When it comes to software the intellectual property owner is the author/s of the code. But what if the author is a contractor or an employee of a company?

It’s important to consider who will develop your company’s IP, and make sure there are agreements in place to be clear about who will own it. 

Ownership where you have contractors

If you use contractors to develop your products and services, you will generally gain some form of implied licence to commercialise and use what is developed. 

However, you will not own any intellectual property rights in the developed material unless you enter into a written agreement with the contractor that specifically assigns copyright in the software to you.

For an assignment of copyright to be legally effective, it must be set out in an agreement or deed and signed by the original owner. What if the contractor uses subcontractors or freelancers to help develop your products and services? You must also ensure that those subcontractors or freelancers agree in writing to assign any ownership to you.

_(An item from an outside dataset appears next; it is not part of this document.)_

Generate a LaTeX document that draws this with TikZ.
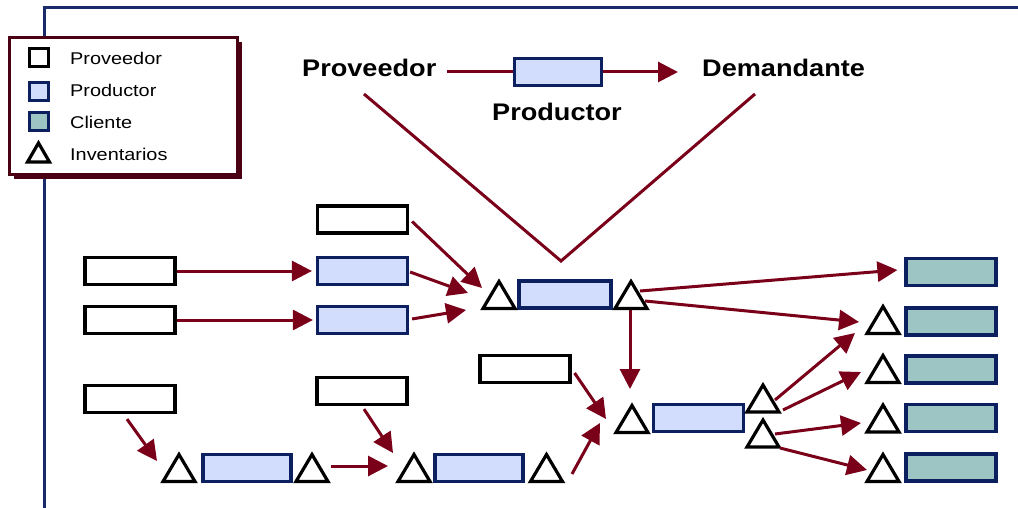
\documentclass[tikz,border=0pt]{standalone}
\usepackage{fontspec}
\setmainfont{Liberation Sans}
\usetikzlibrary{arrows.meta,shadows}

\definecolor{framecol}{HTML}{1B2A6B}
\definecolor{navy}{HTML}{0C1F5E}
\definecolor{prodfill}{HTML}{D2DCFC}
\definecolor{clifill}{HTML}{9CC5C3}
\definecolor{flow}{HTML}{7A0019}
\definecolor{legbord}{HTML}{4A0012}

% horizontally widened text
\newcommand{\widetext}[2]{\scalebox{#1}[1]{#2}}
% inventory triangle: name, centre x, centre y, half width, half height
\newcommand{\invtri}[5]{%
  \coordinate (#1) at (#2,#3);
  \draw[invline] (#2-#4,#3+#5) -- (#2,#3-#5) -- (#2+#4,#3+#5) -- cycle;}

\begin{document}
\begin{tikzpicture}[x=1pt,y=-1pt,
  box/.style={draw, line width=3.2pt, minimum width=90pt, minimum height=27pt, inner sep=0pt},
  prov/.style={box, draw=black, fill=white},
  prod/.style={box, draw=navy, fill=prodfill},
  cli/.style={box, draw=navy, fill=clifill},
  invline/.style={draw=black, fill=white, line width=3.2pt},
  flowarrow/.style={draw=flow, line width=3pt, -{Triangle[length=20pt,width=20pt]}},
  flowline/.style={draw=flow, line width=3pt},
  headtext/.style={inner sep=0pt, font=\fontsize{24}{28}\selectfont\bfseries},
  legtext/.style={inner sep=0pt, anchor=base west, font=\fontsize{17}{20}\selectfont},
  legicon/.style={line width=3pt, minimum width=19pt, minimum height=18pt, inner sep=0pt},
]
\useasboundingbox (0,0) rectangle (1018,508);

% outer frame
\draw[framecol, line width=3pt] (44,510) -- (44,8) -- (1020,8);

% legend
\node[draw=legbord, line width=3.2pt, fill=white, minimum width=228pt, minimum height=137pt,
      drop shadow={shadow xshift=4.5pt, shadow yshift=-5pt, fill=legbord, opacity=1}]
      (legend) at (123.5,106) {};
\node[legicon, draw=black, fill=white] (lprov) at (38.5,57.5) {};
\node[legicon, draw=navy, fill=prodfill] (lprod) at (38.5,92) {};
\node[legicon, draw=navy, fill=clifill] (lcli) at (38.5,122) {};
\invtri{linv}{38.5}{152.5}{11}{9.5}
\node[legtext] (tprov) at (70,64.5) {\widetext{1.17}{Proveedor}};
\node[legtext] (tprod) at (70,96.5) {\widetext{1.17}{Productor}};
\node[legtext] (tcli) at (70,129) {\widetext{1.17}{Cliente}};
\node[legtext] (tinv) at (70,161) {\widetext{1.17}{Inventarios}};

% headline: supplier -> producer -> demander
\node[headtext, anchor=base west] (hp) at (302,77) {\widetext{1.13}{Proveedor}};
\node[headtext, anchor=base west] (hd) at (702,77) {\widetext{1.13}{Demandante}};
\node[headtext, anchor=base] (hprod) at (557,121) {\widetext{1.13}{Productor}};
\node[prod, minimum width=87pt, minimum height=27pt] (hbox) at (558,72) {};
\coordinate (hstart) at (447,72);
\coordinate (hend) at (678,72);
\draw[flowline] (hstart) -- (hbox.west);
\draw[flowarrow] (hbox.east) -- (hend);
\coordinate (vl) at (364,94);
\coordinate (vapex) at (561,261);
\coordinate (vr) at (755,94);
\draw[flowline] (vl) -- (vapex) -- (vr);

% suppliers
\node[prov] (pA) at (362.5,219.5) {};
\node[prov] (pB) at (130,271) {};
\node[prov] (pC) at (130,320) {};
\node[prov] (pD) at (130,399) {};
\node[prov] (pE) at (362,391) {};
\node[prov] (pF) at (525,369) {};

% producers
\node[prod] (qA) at (362.5,271) {};
\node[prod] (qB) at (362.5,320) {};
\node[prod, minimum width=92pt] (qM) at (565,294.5) {};
\node[prod] (qN) at (698.5,418) {};
\node[prod, minimum width=88pt] (qL) at (247,468) {};
\node[prod, minimum width=88pt] (qR) at (479,468) {};

% customers
\node[cli] (c1) at (951,272) {};
\node[cli] (c2) at (951,321.5) {};
\node[cli] (c3) at (951,369.5) {};
\node[cli] (c4) at (951,418) {};
\node[cli] (c5) at (951,467.5) {};

% inventories
\invtri{tM1}{499}{295}{16}{13.5}
\invtri{tM2}{631}{295}{16}{13.5}
\invtri{tN1}{632}{419}{16}{13.5}
\invtri{tN2}{763}{398.5}{16}{13.5}
\invtri{tN3}{763}{433.5}{16}{13.5}
\invtri{tL1}{179}{468}{16}{13.5}
\invtri{tL2}{312}{468}{16}{13.5}
\invtri{tR1}{414}{468}{16}{13.5}
\invtri{tR2}{546.5}{468}{16}{13.5}
\invtri{tc2}{883}{320}{16}{13.5}
\invtri{tc3}{883}{369}{16}{13.5}
\invtri{tc4}{883}{418.5}{16}{13.5}
\invtri{tc5}{883}{468}{16}{13.5}

% material flows
\draw[flowarrow] (pB.east) -- ([xshift=-4pt]qA.west);
\draw[flowarrow] (pC.east) -- ([xshift=-3pt]qB.west);
\draw[flowarrow] ([shift={(3,2)}]pA.east) -- ([shift={(-17,-7)}]tM1);
\draw[flowarrow] ([shift={(1,1)}]qA.east) -- ([shift={(-31,-2)}]tM1);
\draw[flowarrow] ([shift={(3,-1)}]qB.east) -- ([shift={(-33,15)}]tM1);
\draw[flowarrow] ([shift={(9,-4)}]tM2) -- ([shift={(-7,-2)}]c1.west);
\draw[flowarrow] ([shift={(14,6)}]tM2) -- ([shift={(-24,2)}]tc2);
\draw[flowarrow] ([shift={(-1,15)}]tM2) -- ([shift={(-2,-30)}]tN1);
\draw[flowarrow] ([shift={(3,4)}]pF.east) -- ([shift={(-26,0)}]tN1);
\draw[flowarrow] ([shift={(25.5,6)}]tR2) -- ([shift={(-32,4)}]tN1);
\draw[flowarrow] ([shift={(-3,5)}]pD.south) -- ([shift={(-22,-7)}]tL1);
\draw[flowarrow] ([shift={(2,3)}]pE.south) -- ([shift={(-21,-15)}]tR1);
\draw[flowarrow] ([shift={(19,-2)}]tL2) -- ([shift={(-26,-2)}]tR1);
\draw[flowarrow] ([shift={(12,1.5)}]tN2) -- ([shift={(-28,13)}]tc2);
\draw[flowarrow] ([shift={(20,11.5)}]tN2) -- ([shift={(-22,3)}]tc3);
\draw[flowarrow] ([shift={(12,0.5)}]tN3) -- ([shift={(-22,4.5)}]tc4);
\draw[flowarrow] ([shift={(17,14.5)}]tN3) -- ([shift={(-16,2)}]tc5);
\end{tikzpicture}
\end{document}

This is best done before engaging the contractor to avoid having to locate and convince individual developers to sign contracts after the materials have been developed.

Another risk of using contractors to develop your products and services is that the materials they develop may infringe third party IP rights. 

This might occur, for example, where the software uses proprietary or open source libraries and the licence for that material does not allow it to be used in that manner. Properly drafted agreements covering software development services will set out warranties and indemnities to protect you if a third-party claims that developed material is infringing.


When two or more parties have jointly contributed to the creation of a substantial part of software code, the default position is that the developers are joint authors and jointly own copyright in the code. 

In a joint ownership arrangement none of the joint owners can reproduce the copyright material without the licence or permission of all the others. This means that where a partner is brought to jointly develop code, you might be prevented from further developing, enhancing or commercialising the software once that relationship has ended.

Written agreements

Any time software is developed, you should consider having a properly drafted agreement which outlines key IP ownership and licensing issues. Best practice would see an agreement including:

  • where there is pre-existing code, the parties acknowledge that each partner owns copyright in pre-existing material introduced by the other partner
  • what the other party is licensed to do with this pre-existing material
  • whether copyright in the newly developed material is to be owned by one party, jointly or by each partner to the extent of their respective contributions
  • what either party is licensed to do with the newly licensed material and whether either party can update, enhance or modify the code in future without the permission of the other party
  • whether either party can use the know-how or learnings they gained from the relationship in other outside projects
  • what happens when a third party's IP is infringed by the software and which party bears the loss if an infringement claim is made
  • What the limitations on liability are.